In general, I give little credence to those to whom I might need to defend my eclectic neo-Wiccan practice.  I’ve never had access to sealed rites, so I can’t possibly have stolen them, and I think the effectiveness of my rituals says all that needs to be said about their validity.  Are some eclectics idiots?  Yes.  Do I struggle with the dissonance between Wiccan praxis and my queer feminist spirituality?  Frequently: the whole Goddess-God thing fucks with me a lot.  Do I have trouble fitting sacrifice to and propitiation of my patron and matron dieties into the Wiccan frame?  Absolutely.

The biggest problems start when we get into my shamanic work, which is where Gordon’s post on ethical syncretism comes in.  Simply put, there’s a lot of problems with my pasty white ass practicing anything that I could call “shamanism”.  There are the problems with the word itself: cribbed and Anglicized from a group of Siberian nomads.  There’s the whole scholarly debate on whether or not it’s even a thing, on whether or not the category works in the real world or if it’s just a way for anthropologists to lump together things that aren’t actually the same (which is a debate to lengthy and complicated for me to point you to any one or two sources).  And then there’s the part where most of the people who practice things we call shamanism don’t like us (that is, ignorant white people) stealing their rituals.

I strive to keep to what’s called “core shamanism” – the magical and psychosomatic techniques that transcend culture – but even that is iffy.  Even if shamanism is/was the universal root of all religious experience and expression, my culture left it behind so long ago that you can’t see anything but the roughest outline of its memory on the oldest rites we have.  I strive to re-contextualize it all, to provide the cultural and spiritual meaning in which all effective magic is rooted.  I disdain ayahuasca, datura, and peyote as entheogens in favor of flying “potions” such as absinthe and marijuana – drugs that, to the best of my knowledge, no subaltern group has staked out as their own, exclusive, spiritual tool.  I claim no titles, use no names.  The fact is that a certain rhythm of drum-beet can drive the human brain into places it is much, much harder to reach otherwise.

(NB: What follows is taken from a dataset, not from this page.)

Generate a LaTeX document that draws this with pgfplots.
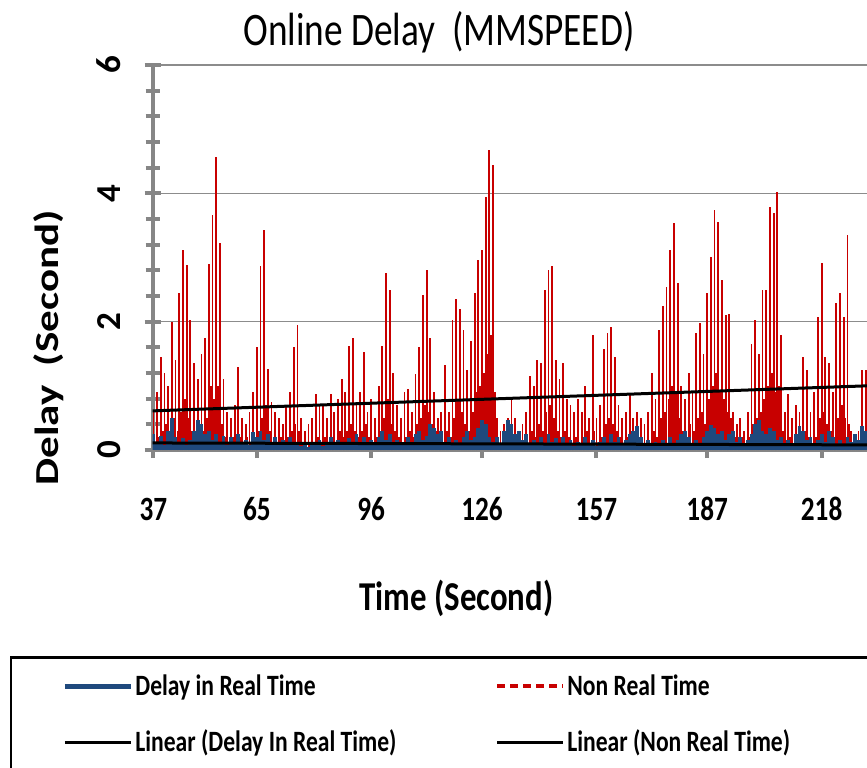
\documentclass[border=0pt]{standalone}
\usepackage{pgfplots}
\pgfplotsset{compat=1.18}
\usepackage{graphicx}
\usepackage{fontspec}
\setmainfont{Carlito}[FakeStretch=0.8]
\newfontfamily\plainfont{Carlito}
\definecolor{axgray}{RGB}{134,134,134}
\definecolor{gridgray}{RGB}{140,140,140}
\definecolor{rtblue}{RGB}{31,73,125}
\definecolor{nrtred}{RGB}{200,0,0}
\begin{document}
\begin{tikzpicture}
\useasboundingbox (0,0) rectangle (433.5pt,383.5pt);
\clip (0,0) rectangle (433.5pt,383.5pt);
\begin{axis}[
  at={(76.35pt,158.5pt)}, anchor=south west,
  scale only axis, width=357.15pt, height=192.5pt,
  xmin=36.8, xmax=230.3, ymin=0, ymax=6,
  axis lines=left,
  axis line style={-, draw=axgray, line width=2pt},
  xtick={37,65,96,126,157,187,218},
  ytick={0,2,4,6},
  minor y tick num=4,
  tick align=center,
  major tick length=8pt, minor tick length=7pt,
  tick style={draw=axgray, line width=2pt},
  ymajorgrids, major grid style={draw=gridgray, line width=0.75pt},
  /pgf/number format/assume math mode=true,
  xticklabel style={font=\bfseries\fontsize{17}{20}\selectfont, anchor=base, yshift=-31pt},
  yticklabel style={font=\plainfont\bfseries\fontsize{17.5}{20}\selectfont, anchor=center, xshift=-18pt, rotate=90},
  title={Online Delay\ \ (MMSPEED)},
  title style={at={(0.4008,1.0519)}, anchor=base, yshift=-6pt, font=\fontsize{23.3}{28}\selectfont},
  xlabel={Time (Second)},
  xlabel style={at={(0.4253,-0.4156)}, anchor=base, font=\bfseries\fontsize{20.5}{24}\selectfont},
  ylabel={\scalebox{1}[0.78]{Delay\ \ (Second)}},
  ylabel style={at={(-0.1452,0.265)}, anchor=center, font=\plainfont\bfseries\fontsize{21.5}{24}\selectfont},
  legend columns=2,
  legend cell align=left,
  legend style={at={(-0.12698,-0.5779)}, anchor=north west, draw=none, fill=none, inner sep=0pt, column sep=0pt, row sep=14.5pt, font=\bfseries\fontsize{14.75}{17}\selectfont, nodes={inner sep=1pt, text height=10.5pt, text depth=1pt}},
  legend image code/.code={\draw[#1] (0pt,0pt) -- (33pt,0pt);},
]
\addlegendimage{rtblue, line width=2.5pt}
\addlegendentry{\makebox[179pt][l]{Delay in Real Time}}
\addlegendimage{nrtred, line width=2pt, dash pattern=on 4pt off 2.5pt}
\addlegendentry{Non Real Time}
\addlegendimage{black, line width=1.5pt}
\addlegendentry{\makebox[179pt][l]{Linear (Delay In Real Time)}}
\addlegendimage{black, line width=1.5pt}
\addlegendentry{Linear (Non Real Time)}

\addplot[nrtred, ycomb, line width=0.9pt, forget plot] coordinates {
(37,0.6)(37.5,0.1)(38,0.9)(38.5,0.2)(39,1.45)(39.5,0.3)(40,1.2)(40.5,0.4)(41,1.0)(41.5,0.2)
(42,2.0)(42.5,0.5)(43,1.4)(43.5,0.3)(44,2.44)(44.5,0.6)(45,3.12)(45.5,0.8)(46,2.88)(46.5,0.5)
(47,2.02)(47.5,0.3)(48,1.35)(48.5,0.2)(49,1.1)(49.5,0.4)(50,1.5)(50.5,0.3)(51,1.75)(51.5,0.5)
(52,2.9)(52.5,1.0)(53,3.66)(53.5,0.8)(54,4.57)(54.5,1.0)(55,3.22)(55.5,0.4)(56,1.1)(56.5,0.2)
(57,0.6)(57.5,0.1)(58,0.5)(58.5,0.2)(59,0.7)(59.5,0.1)(60,1.3)(60.5,0.2)(61,0.5)(61.5,0.1)
(62,0.4)(62.5,0.2)(63,0.6)(63.5,0.1)(64,0.9)(64.5,0.2)(65,1.6)(65.5,0.3)(66,2.86)(66.5,0.5)
(67,3.43)(67.5,0.7)(68,1.27)(68.5,0.3)(69,0.75)(69.5,0.2)(70,0.6)(70.5,0.1)(71,0.5)(71.5,0.2)
(72,0.4)(72.5,0.1)(73,0.7)(73.5,0.2)(74,0.9)(74.5,0.3)(75,1.6)(75.5,0.4)(76,1.95)(76.5,0.3)
(77,0.5)(77.5,0.1)(78,0.3)(78.5,0.05)(79,0.4)(79.5,0.1)(80,0.5)(80.5,0.1)(81,0.88)(81.5,0.2)
(82,0.7)(82.5,0.1)(83,0.68)(83.5,0.2)(84,0.5)(84.5,0.1)(85,0.88)(85.5,0.2)(86,0.6)(86.5,0.1)
(87,0.8)(87.5,0.3)(88,1.1)(88.5,0.2)(89,0.9)(89.5,0.3)(90,1.62)(90.5,0.4)(91,1.74)(91.5,0.3)
(92,0.7)(92.5,0.2)(93,0.9)(93.5,0.3)(94,1.53)(94.5,0.4)(95,0.6)(95.5,0.2)(96,0.8)(96.5,0.1)
(97,0.5)(97.5,0.2)(98,1.0)(98.5,0.3)(99,1.62)(99.5,0.5)(100,2.76)(100.5,0.8)(101,2.5)(101.5,0.4)
(102,1.2)(102.5,0.3)(103,0.7)(103.5,0.2)(104,0.5)(104.5,0.1)(105,0.9)(105.5,0.2)(106,0.95)(106.5,0.3)
(107,0.6)(107.5,0.2)(108,1.18)(108.5,0.4)(109,1.6)(109.5,0.5)(110,2.41)(110.5,0.7)(111,2.8)(111.5,0.6)
(112,1.74)(112.5,0.4)(113,0.9)(113.5,0.3)(114,0.5)(114.5,0.2)(115,0.6)(115.5,0.1)(116,1.32)(116.5,0.3)
(117,0.6)(117.5,0.2)(118,2.02)(118.5,0.5)(119,2.36)(119.5,0.8)(120,2.2)(120.5,0.6)(121,1.87)(121.5,0.4)
(122,1.25)(122.5,0.3)(123,1.7)(123.5,0.6)(124,2.44)(124.5,0.9)(125,2.96)(125.5,1.0)(126,3.12)(126.5,1.2)
(127,3.95)(127.5,1.5)(128,4.67)(128.5,1.8)(129,4.44)(129.5,0.9)(130,0.5)(130.5,0.1)(131,0.3)(131.5,0.05)
(132,0.4)(132.5,0.1)(133,0.5)(133.5,0.1)(134,0.78)(134.5,0.2)(135,0.5)(135.5,0.1)(136,0.3)(136.5,0.05)
(137,0.4)(137.5,0.1)(138,0.6)(138.5,0.1)(139,1.15)(139.5,0.3)(140,1.0)(140.5,0.2)(141,1.4)(141.5,0.4)
(142,1.35)(142.5,0.3)(143,2.49)(143.5,0.6)(144,2.8)(144.5,0.7)(145,2.86)(145.5,0.5)(146,1.4)(146.5,0.3)
(147,1.1)(147.5,0.2)(148,1.35)(148.5,0.3)(149,0.8)(149.5,0.2)(150,0.7)(150.5,0.1)(151,0.6)(151.5,0.2)
(152,0.8)(152.5,0.1)(153,0.6)(153.5,0.2)(154,1.0)(154.5,0.3)(155,0.5)(155.5,0.1)(156,1.79)(156.5,0.3)
(157,0.5)(157.5,0.1)(158,0.7)(158.5,0.2)(159,1.58)(159.5,0.4)(160,1.82)(160.5,0.5)(161,1.92)(161.5,0.4)
(162,1.45)(162.5,0.3)(163,0.7)(163.5,0.2)(164,0.5)(164.5,0.1)(165,0.6)(165.5,0.2)(166,0.88)(166.5,0.3)
(167,0.5)(167.5,0.1)(168,0.6)(168.5,0.2)(169,0.5)(169.5,0.1)(170,0.4)(170.5,0.05)(171,0.6)(171.5,0.1)
(172,1.2)(172.5,0.3)(173,0.8)(173.5,0.2)(174,1.87)(174.5,0.5)(175,2.25)(175.5,0.6)(176,2.54)(176.5,0.8)
(177,3.12)(177.5,1.0)(178,3.53)(178.5,0.9)(179,2.6)(179.5,0.5)(180,1.0)(180.5,0.3)(181,0.8)(181.5,0.2)
(182,1.2)(182.5,0.4)(183,0.9)(183.5,0.3)(184,1.82)(184.5,0.5)(185,1.98)(185.5,0.6)(186,1.5)(186.5,0.4)
(187,2.44)(187.5,0.8)(188,3.01)(188.5,1.0)(189,3.74)(189.5,1.2)(190,3.56)(190.5,0.9)(191,2.65)(191.5,0.8)
(192,2.1)(192.5,0.6)(193,2.12)(193.5,0.5)(194,0.6)(194.5,0.2)(195,0.4)(195.5,0.1)(196,0.5)(196.5,0.2)
(197,0.3)(197.5,0.1)(198,0.6)(198.5,0.2)(199,1.65)(199.5,0.4)(200,2.02)(200.5,0.5)(201,1.5)(201.5,0.6)
(202,2.49)(202.5,0.8)(203,2.49)(203.5,1.0)(204,3.79)(204.5,1.2)(205,3.69)(205.5,0.9)(206,4.02)(206.5,1.0)
(207,1.8)(207.5,0.3)(208,0.6)(208.5,0.1)(209,0.88)(209.5,0.2)(210,0.5)(210.5,0.1)(211,0.7)(211.5,0.2)
(212,0.6)(212.5,0.1)(213,1.45)(213.5,0.3)(214,1.24)(214.5,0.2)(215,0.6)(215.5,0.1)(216,0.9)(216.5,0.2)
(217,2.07)(217.5,0.5)(218,2.91)(218.5,0.6)(219,1.45)(219.5,0.4)(220,1.35)(220.5,0.3)(221,0.9)(221.5,0.2)
(222,2.29)(222.5,0.5)(223,2.44)(223.5,0.7)(224,2.07)(224.5,0.5)(225,3.35)(225.5,0.4)(226,0.3)(226.5,0.05)
(227,0.2)(227.5,0.05)(228,0.3)(228.5,0.1)(229,1.25)(229.5,0.2)(230,1.25)(230.5,0.3)
};

\addplot[rtblue, ycomb, line width=1.9pt, forget plot] coordinates {
(37,0.25)(38,0.1)(39,0.22)(40,0.08)(41,0.3)(42,0.5)(43,0.2)(44,0.12)(45,0.18)(46,0.08)
(47,0.15)(48,0.3)(49,0.47)(50,0.4)(51,0.25)(52,0.3)(53,0.15)(54,0.25)(55,0.1)(56,0.22)
(57,0.08)(58,0.2)(59,0.12)(60,0.25)(61,0.1)(62,0.15)(63,0.08)(64,0.28)(65,0.2)(66,0.3)
(67,0.15)(68,0.25)(69,0.1)(70,0.2)(71,0.08)(72,0.15)(73,0.1)(74,0.2)(75,0.08)(76,0.12)
(77,0.06)(78,0.1)(79,0.05)(80,0.12)(81,0.08)(82,0.15)(83,0.06)(84,0.12)(85,0.2)(86,0.1)
(87,0.15)(88,0.08)(89,0.12)(90,0.18)(91,0.08)(92,0.25)(93,0.12)(94,0.2)(95,0.08)(96,0.15)
(97,0.1)(98,0.2)(99,0.3)(100,0.15)(101,0.25)(102,0.1)(103,0.15)(104,0.08)(105,0.12)(106,0.2)
(107,0.1)(108,0.25)(109,0.3)(110,0.15)(111,0.22)(112,0.4)(113,0.35)(114,0.25)(115,0.3)(116,0.12)
(117,0.2)(118,0.1)(119,0.15)(120,0.08)(121,0.2)(122,0.3)(123,0.15)(124,0.2)(125,0.35)(126,0.47)
(127,0.4)(128,0.2)(129,0.12)(130,0.2)(131,0.08)(132,0.3)(133,0.47)(134,0.4)(135,0.25)(136,0.3)
(137,0.15)(138,0.25)(139,0.1)(140,0.15)(141,0.08)(142,0.2)(143,0.1)(144,0.25)(145,0.12)(146,0.18)
(147,0.08)(148,0.2)(149,0.1)(150,0.15)(151,0.06)(152,0.12)(153,0.08)(154,0.2)(155,0.1)(156,0.15)
(157,0.06)(158,0.12)(159,0.2)(160,0.1)(161,0.25)(162,0.12)(163,0.2)(164,0.08)(165,0.15)(166,0.25)
(167,0.3)(168,0.37)(169,0.2)(170,0.1)(171,0.15)(172,0.06)(173,0.12)(174,0.08)(175,0.15)(176,0.1)
(177,0.2)(178,0.08)(179,0.15)(180,0.25)(181,0.3)(182,0.2)(183,0.1)(184,0.15)(185,0.08)(186,0.2)
(187,0.3)(188,0.39)(189,0.35)(190,0.25)(191,0.3)(192,0.15)(193,0.25)(194,0.3)(195,0.12)(196,0.2)
(197,0.1)(198,0.15)(199,0.25)(200,0.4)(201,0.47)(202,0.3)(203,0.25)(204,0.35)(205,0.3)(206,0.15)
(207,0.2)(208,0.08)(209,0.15)(210,0.1)(211,0.25)(212,0.37)(213,0.3)(214,0.15)(215,0.2)(216,0.08)
(217,0.15)(218,0.25)(219,0.12)(220,0.3)(221,0.2)(222,0.1)(223,0.15)(224,0.08)(225,0.2)(226,0.12)
(227,0.25)(228,0.15)(229,0.37)(230,0.3)
};

\addplot[black, line width=1.5pt, forget plot] coordinates {(36.8,0.11) (230.3,0.08)};
\addplot[black, line width=1.5pt, forget plot] coordinates {(36.8,0.61) (230.3,1.0)};
\end{axis}
\draw[black, line width=1.25pt] (5.5pt,54.75pt) rectangle (470pt,-20pt);
\end{tikzpicture}
\end{document}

There are those who would argue that it is wrong of me to call upon the gods of Hellas using any rites but their own.  That my refusal to participate in reconstructionism – study it though I may, as a Classicist and an historian – ought bar me from calling upon the Olympians.  In my particular case, there are fewer who would argue that lack of blood-ties forbids me – Hellenistikos are less prone to that than, say, Asatruar – but it is still an issue.  Many of the most legitimate heirs are tied to the Greek Orthodox Church and disdain attempts to resurrect their old gods – you know I’m not going to listen to them.

Still, however carefully distanced I keep myself from the worst forms of cultural appropriation, I don’t know that I can actually divorce myself from the that legacy.  And yet … I cannot help but persist.  It is through this madly syncretic set of rituals and techniques that I have had my most profound spiritual experiences.  It was in a circle cast by Wiccan rite, using Harner’s shamanic techniques, that I entered the spirit realms in preparation for my initiation, and descended until I was greeted by Briareos*, Dionysos and Rhea.

The gods are the final arbiters of whether or not our rites are acceptable.  So why can’t I stop worrying so much about this?

*I don’t actually know that it was Briareos.  Possibly one of his brothers.  Regardless: he did me a favor once, and I needed to pay him before I could descend further.